--- Begin Dataset section ---

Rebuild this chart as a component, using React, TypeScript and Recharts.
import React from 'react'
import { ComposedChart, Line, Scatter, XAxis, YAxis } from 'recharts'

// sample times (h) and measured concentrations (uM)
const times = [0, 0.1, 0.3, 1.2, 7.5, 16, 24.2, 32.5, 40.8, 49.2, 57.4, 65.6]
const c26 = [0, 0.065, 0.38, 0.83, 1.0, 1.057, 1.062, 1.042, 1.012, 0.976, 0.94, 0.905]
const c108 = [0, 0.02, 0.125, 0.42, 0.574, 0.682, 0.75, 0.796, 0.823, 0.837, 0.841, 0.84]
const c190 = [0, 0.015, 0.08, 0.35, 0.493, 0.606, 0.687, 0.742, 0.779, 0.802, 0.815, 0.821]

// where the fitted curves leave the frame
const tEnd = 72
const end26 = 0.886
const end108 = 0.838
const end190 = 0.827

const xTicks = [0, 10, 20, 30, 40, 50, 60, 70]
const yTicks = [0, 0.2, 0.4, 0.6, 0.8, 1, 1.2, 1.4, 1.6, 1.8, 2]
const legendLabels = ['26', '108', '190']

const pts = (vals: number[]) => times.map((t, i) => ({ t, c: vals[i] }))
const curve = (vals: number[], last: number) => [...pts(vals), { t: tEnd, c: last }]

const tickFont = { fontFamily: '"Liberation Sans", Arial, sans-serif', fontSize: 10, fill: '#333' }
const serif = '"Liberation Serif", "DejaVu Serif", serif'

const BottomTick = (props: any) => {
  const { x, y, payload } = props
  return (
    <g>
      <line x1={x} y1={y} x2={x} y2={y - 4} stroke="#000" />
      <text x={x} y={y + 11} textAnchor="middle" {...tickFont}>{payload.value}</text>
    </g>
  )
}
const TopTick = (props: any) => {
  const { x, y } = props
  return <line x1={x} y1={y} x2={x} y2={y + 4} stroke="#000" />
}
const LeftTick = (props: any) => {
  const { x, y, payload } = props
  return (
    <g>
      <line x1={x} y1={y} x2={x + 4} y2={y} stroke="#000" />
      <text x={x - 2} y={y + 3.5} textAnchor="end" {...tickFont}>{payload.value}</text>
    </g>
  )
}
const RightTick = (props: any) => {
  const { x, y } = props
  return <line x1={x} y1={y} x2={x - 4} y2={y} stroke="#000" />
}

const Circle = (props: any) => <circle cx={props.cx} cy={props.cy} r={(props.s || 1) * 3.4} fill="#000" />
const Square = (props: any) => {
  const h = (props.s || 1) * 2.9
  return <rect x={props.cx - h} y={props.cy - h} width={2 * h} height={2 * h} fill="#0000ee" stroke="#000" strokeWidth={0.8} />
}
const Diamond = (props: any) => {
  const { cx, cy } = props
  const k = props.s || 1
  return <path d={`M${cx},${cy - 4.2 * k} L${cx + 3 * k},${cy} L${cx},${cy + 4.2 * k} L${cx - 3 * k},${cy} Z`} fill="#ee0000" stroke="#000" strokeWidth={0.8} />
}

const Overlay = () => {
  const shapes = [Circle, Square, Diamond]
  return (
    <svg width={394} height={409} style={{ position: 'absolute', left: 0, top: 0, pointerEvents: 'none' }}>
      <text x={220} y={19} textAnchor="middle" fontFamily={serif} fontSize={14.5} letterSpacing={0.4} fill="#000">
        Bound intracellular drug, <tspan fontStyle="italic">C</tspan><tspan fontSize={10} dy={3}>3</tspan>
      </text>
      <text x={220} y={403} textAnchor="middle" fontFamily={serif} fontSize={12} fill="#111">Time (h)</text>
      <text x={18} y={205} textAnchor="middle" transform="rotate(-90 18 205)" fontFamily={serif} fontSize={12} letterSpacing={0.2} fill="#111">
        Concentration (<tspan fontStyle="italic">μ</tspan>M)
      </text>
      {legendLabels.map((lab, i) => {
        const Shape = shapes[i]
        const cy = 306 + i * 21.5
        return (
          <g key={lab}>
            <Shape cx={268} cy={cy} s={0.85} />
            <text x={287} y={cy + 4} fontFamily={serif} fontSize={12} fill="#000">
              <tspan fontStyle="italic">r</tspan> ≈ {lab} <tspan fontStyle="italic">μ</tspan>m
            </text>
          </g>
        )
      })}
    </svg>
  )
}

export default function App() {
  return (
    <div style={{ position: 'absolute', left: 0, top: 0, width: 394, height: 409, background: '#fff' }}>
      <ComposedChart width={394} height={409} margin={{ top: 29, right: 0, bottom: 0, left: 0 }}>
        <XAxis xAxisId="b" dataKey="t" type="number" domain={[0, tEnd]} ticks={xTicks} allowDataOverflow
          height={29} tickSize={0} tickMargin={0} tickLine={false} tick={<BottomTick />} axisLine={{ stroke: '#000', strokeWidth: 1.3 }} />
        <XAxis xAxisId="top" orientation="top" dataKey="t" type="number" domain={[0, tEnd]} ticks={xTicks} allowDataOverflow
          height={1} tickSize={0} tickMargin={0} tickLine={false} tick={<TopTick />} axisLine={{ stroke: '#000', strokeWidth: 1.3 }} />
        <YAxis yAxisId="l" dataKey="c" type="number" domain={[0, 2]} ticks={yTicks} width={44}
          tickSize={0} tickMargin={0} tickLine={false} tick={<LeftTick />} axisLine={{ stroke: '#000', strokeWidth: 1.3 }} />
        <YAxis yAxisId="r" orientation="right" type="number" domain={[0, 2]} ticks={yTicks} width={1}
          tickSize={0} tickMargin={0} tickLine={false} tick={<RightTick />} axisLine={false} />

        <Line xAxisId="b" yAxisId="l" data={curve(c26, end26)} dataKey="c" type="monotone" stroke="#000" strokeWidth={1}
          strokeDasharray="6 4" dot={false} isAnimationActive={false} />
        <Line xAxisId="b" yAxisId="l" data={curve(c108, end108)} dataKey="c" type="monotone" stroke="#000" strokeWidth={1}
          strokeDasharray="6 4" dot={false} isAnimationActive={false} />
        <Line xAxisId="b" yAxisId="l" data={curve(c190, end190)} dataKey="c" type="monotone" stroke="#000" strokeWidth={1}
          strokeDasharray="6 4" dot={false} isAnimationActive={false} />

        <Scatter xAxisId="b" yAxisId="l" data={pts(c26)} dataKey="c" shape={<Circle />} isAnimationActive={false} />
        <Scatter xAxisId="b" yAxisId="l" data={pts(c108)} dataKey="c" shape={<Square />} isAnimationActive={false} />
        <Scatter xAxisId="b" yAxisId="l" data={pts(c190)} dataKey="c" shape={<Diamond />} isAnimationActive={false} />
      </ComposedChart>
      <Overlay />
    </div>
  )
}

--- End Dataset section ---

▶ [Short exercise] Starting at the first line of the material above, reproduce each line exactly up to and including the line with "Scatter, XAxis, YAxis".

▶ [Output below]
Rebuild this chart as a component, using React, TypeScript and Recharts.
import React from 'react'
import { ComposedChart, Line, Scatter, XAxis, YAxis } from 'recharts'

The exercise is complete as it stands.